Traditional grading systems:
- penalize students when they try and fail because all scores are averaged.
- provide pressure for everything to "count."
- inflate or penalize grades for elements unrelated to content mastery such as: organization, speed, punctuality, parental involvement, compliance, neatness, etc.
- are finite at predetermined points in time unrelated to student needs.
- have cultural understanding of what a score means disconnected to content.
- when or how quickly a student masters material does not affect score
- elements unrelated to content affect grades less
- greater opportunity exists for parents and students to know what a score represents in terms of content by seeing the standards and rubrics
- great opportunity exists for collaboration on units and assessments, including determining exemplars and anchoring to score thus reducing subjectivity of grades. (No system ever will be perfect as teachers are human and thus subjective, as well as teachers value autonomy in their own classrooms leading to differences in instruction).
- differentiates between a students who master what is taught versus students who are exceptional in a subject area.
- is a new system and should not be translated to A - F
I would like to further reitorate a comment from November 3rd. While common planning time is necessary for PBL to work, a teacher can not have all her planning time dedicated to collaborative work.
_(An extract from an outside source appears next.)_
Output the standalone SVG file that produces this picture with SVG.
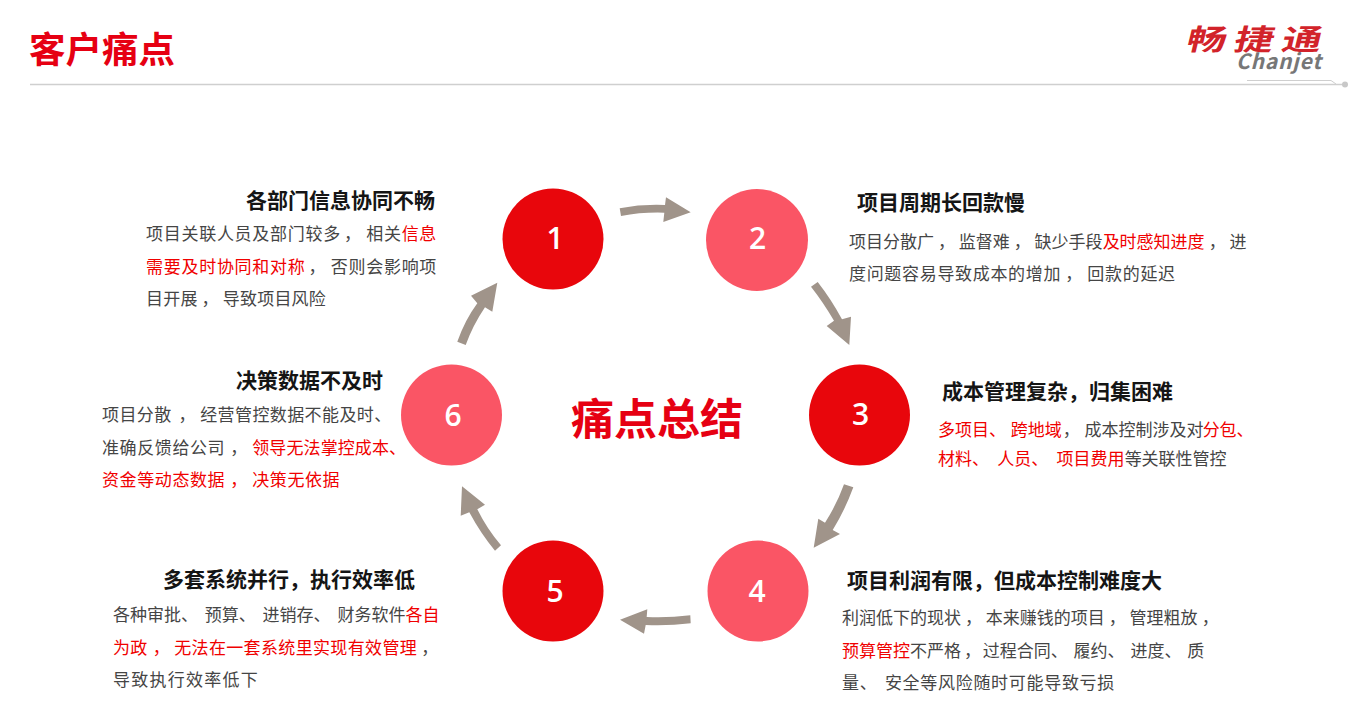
<svg xmlns="http://www.w3.org/2000/svg" width="1371" height="728" viewBox="0 0 1371 728">
<style>
text{font-family:"Noto Sans CJK SC","Noto Sans",sans-serif}
.h{font-size:21px;font-weight:700;fill:#151515}
.b{font-size:17px;fill:#454545}
.r{fill:#f00000}
.n{font-family:"Open Sans","Noto Sans",sans-serif;font-size:30px;font-weight:600;fill:#fff;text-anchor:middle}
.a{fill:#a0948a}
.c1{fill:#e8060c}
.c2{fill:#fa5565}
</style>
<rect width="1371" height="728" fill="#fff"/>
<g id="header">
<text x="29" y="62.500" font-size="36.500" font-weight="700" fill="#e60012">客户痛点</text>
<line x1="30" y1="84.500" x2="1345" y2="84.500" stroke="#cfcfcf" stroke-width="1.500"/>
<path d="M1247 80.500H1331L1336 84" fill="none" stroke="#cfcfcf"/>
<circle cx="1345" cy="84.500" r="3" fill="#c8c8c8"/>
</g>
<g id="logo">
<text transform="translate(1185 49.500) scale(1.360 1) skewX(-10)" font-size="29" font-weight="700" fill="#d2232a" letter-spacing="6">畅捷通</text>
<text x="1236" y="69" font-family="Liberation Sans" font-size="21" font-weight="700" font-style="italic" fill="#777" letter-spacing=".8">Chanjet</text>
</g>
<g id="connectors">
<path class="a" d="M619.700 208.300Q642 204 665 205L666 197.300L690.700 212.300L663.300 222L664.300 212.700Q642 212 621 216Z"/>
<path class="a" d="M817.700 282Q831 299 842 319.300L851 316.700L849.300 345L826.700 326L834 320.700Q823 302 811 286.700Z"/>
<path class="a" d="M853.300 487.300Q845 510 832.700 530L840 534L813.700 547.700L818.300 518.700L825 522.700Q837 504 844 484.300Z"/>
<path class="a" d="M690.300 615.300Q668 618 646.700 617L647.300 609.300L620 619.700L644 633.700L645.700 625Q668 626 690.700 623.300Z"/>
<path class="a" d="M501 545.300Q487 529 477.300 509.300L485 504.700L462 486.300L460.700 515.700L469.300 512.300Q481 534 495 550.700Z"/>
<path class="a" d="M457.300 341.700Q465 320 477.300 303.300L471 295.700L497.300 282.700L492.300 311.700L485 307.300Q473 325 465.700 345Z"/>
</g>
<g id="node1"><circle class="c1" cx="553" cy="239" r="50.500"/><text class="n" x="555" y="249">1</text></g>
<g id="node2"><circle class="c2" cx="757" cy="240" r="51"/><text class="n" x="757.500" y="249">2</text></g>
<g id="node3"><circle class="c1" cx="859.500" cy="415" r="50.500"/><text class="n" x="860.500" y="425">3</text></g>
<g id="node4"><circle class="c2" cx="758" cy="591" r="50.500"/><text class="n" x="757" y="602">4</text></g>
<g id="node5"><circle class="c1" cx="553" cy="591" r="50.500"/><text class="n" x="555" y="602">5</text></g>
<g id="node6"><circle class="c2" cx="451.500" cy="415" r="50.500"/><text class="n" x="453" y="426">6</text></g>
<g id="center"><text x="571" y="435" font-size="43" font-weight="700" fill="#e60012">痛点总结</text></g>
<g id="text1">
<text class="h" x="246" y="208">各部门信息协同不畅</text>
<text class="b" x="146" y="240" letter-spacing=".72">项目关联人员及部门较多<tspan dx="3">，</tspan> 相关<tspan class="r">信息</tspan></text>
<text class="b" x="146" y="273" letter-spacing=".72"><tspan class="r">需要及时协同和对称</tspan><tspan dx="3">，</tspan> 否则会影响项</text>
<text class="b" x="146" y="305" letter-spacing=".2">目开展<tspan dx="4">，</tspan> 导致项目风险</text>
</g>
<g id="text2">
<text class="h" x="857" y="210">项目周期长回款慢</text>
<text class="b" x="849" y="248">项目分散广<tspan dx="4">，</tspan> 监督难<tspan dx="4">，</tspan> 缺少手段<tspan class="r">及时感知进度</tspan><tspan dx="4">，</tspan> 进</text>
<text class="b" x="849" y="280" letter-spacing=".68">度问题容易导致成本的增加<tspan dx="4">，</tspan> 回款的延迟</text>
</g>
<g id="text3">
<text class="h" x="942" y="399">成本管理复杂，归集困难</text>
<text class="b" x="938" y="436" word-spacing="1"><tspan class="r">多项目、 跨地域</tspan><tspan dx="1">，</tspan> 成本控制涉及对<tspan class="r" dx="-1">分包、</tspan></text>
<text class="b" x="938" y="465" word-spacing="4.500"><tspan class="r">材料、 人员、 项目费用</tspan>等关联性管控</text>
</g>
<g id="text4">
<text class="h" x="847" y="588">项目利润有限，但成本控制难度大</text>
<text class="b" x="842" y="624">利润低下的现状<tspan dx="4">，</tspan> 本来赚钱的项目<tspan dx="4">，</tspan> 管理粗放<tspan dx="4">，</tspan></text>
<text class="b" x="842" y="657" word-spacing="2"><tspan class="r">预算管控</tspan>不严格<tspan dx="3">，</tspan> <tspan dx="-4">过程合同、 履约、 进度、 质</tspan></text>
<text class="b" x="842" y="689" letter-spacing=".7" word-spacing="3">量、 安全等风险随时可能导致亏损</text>
</g>
<g id="text5">
<text class="h" x="163" y="587">多套系统并行，执行效率低</text>
<text class="b" x="113" y="621" word-spacing="3">各种审批、 预算、 进销存、 财务软件<tspan class="r">各自</tspan></text>
<text class="b" x="113" y="654" letter-spacing=".35"><tspan class="r">为政<tspan dx="5">，</tspan> 无法在一套系统里实现有效管理</tspan><tspan dx="4">，</tspan></text>
<text class="b" x="113" y="686" letter-spacing="1.250">导致执行效率低下</text>
</g>
<g id="text6">
<text class="h" x="236" y="388">决策数据不及时</text>
<text class="b" x="102" y="421" letter-spacing=".4">项目分散<tspan dx="7">，</tspan> 经营管控数据不能及时、</text>
<text class="b" x="102" y="454" letter-spacing=".6">准确反馈给公司<tspan dx="5">，</tspan> <tspan class="r" letter-spacing=".1">领导无法掌控成本、</tspan></text>
<text class="b r" x="102" y="486" letter-spacing=".6">资金等动态数据<tspan dx="5">，</tspan> 决策无依据</text>
</g>
</svg>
Teachers have contracted hours. Rare is the teacher who works to contract simply because so many teachers strive for excellence. However, a teacher should at least have some opportunity, some chance to complete her daily obligations during her contracted time. When can a teacher research and plan lessons, review assessments, provide students with make up and extra instruction, meet with administrators or support staff, or contact parents? This issue needs to be addressed.